Sporting triplets in one team are a rare thing indeed but Rosmini College have their own teen trio in the Wyllie brothers who have played basketball together since primary school.
In fact, it was only last year when Chris, Josh and Liam first played without each other all in the same team, but the 13-year-old triplets are charging around the basketball courts and shooting hoops together at this week’s AIMS Games in Tauranga.
The youngest, Liam, is fraternal and not identical like Chris and Josh but their coach Tony Pompallier said he was the outlier of the trio from Rosmini College, a school based in Takapuna in Auckland’s North Shore.
Naturally, Pompallier has never come across triplets all playing in one team in more than 30 years of coaching basketball. Their mum Melanie, who was previously the finance manager for the New Zealand Breakers for seven years, is also the team’s manager.

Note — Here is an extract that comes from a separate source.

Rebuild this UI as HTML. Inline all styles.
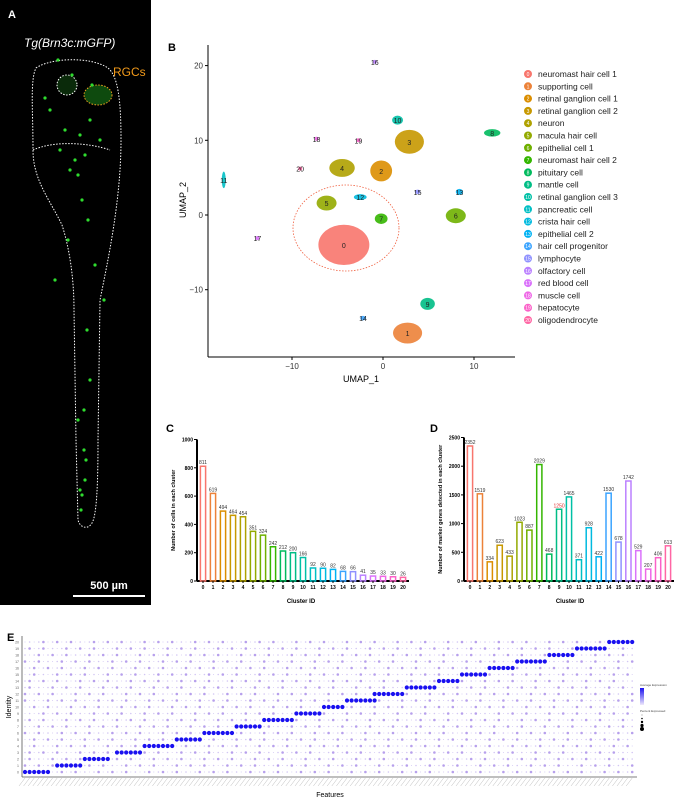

“It’s very rare and it’s quite amazing,” Pompallier said. “They’re all different but the youngest one [Liam] is probably the character.
“He’s very loud, mischievous and aggressive [on the court] too. The other two are quiet, mellow and chilled, but they’re coming out of their shell a bit now.”
Twins in professional sport are not so uncommon. Playing in the NRL for South Sydney Rabbitohs are the identical Burgess twins, props George and Tom, while utility backs Brett and Josh Morris spent three years together with Canterbury Bulldogs.
All Blacks and Crusaders centre Jack Goodhue, who is in Japan ahead of the Rugby World Cup that starts next Friday, is twins with Blues and Northland lock Josh Goodhue.
The only sporting triplets of note were from Estonia: the identical Leila, Lily and Liina Luik, who ran in the women’s marathon at the last Olympic Games in Rio three years ago. They called themselves the “Trio to Rio”.
Rosmini College’s triple threat of Chris, Josh and Liam are in year eight and their team happens to feature two students with talented sporting genes: Zion Vagana, nephew to former Kiwis internationals Joe and Nigel Vagana (league), and Matt Dalton, son of the late Tania Dalton (netball) who was a Silver Fern from 1996-2007.
The Wyllie brothers said they treat each other like any other team-mate on the court but added that “all three of us are the most competitive”.
“It’s a good sport to play with friends and it’s also a lot safer than rugby, I guess,” said Liam, who also pointed out that he was mum’s favourite.
All three were playing at the same time in different spells during their 33-17 win on Tuesday over Francis Douglas Memorial College at the 16th AIMS Games, a week-long event with more than 11,500 intermediate-aged athletes from New Zealand and the Pacific.
Pompallier said it works when he plays them all at once, or when interchanging them like for like.
While admitting there is still plenty of trouble identifying who’s who with Chris and Josh, the coach said it was easier to pick out Liam, who was “like a team leader”.
“They are pretty close, they feed off each other. If one’s hurt, the other ones are hurting, too. They play together and get stuck in.”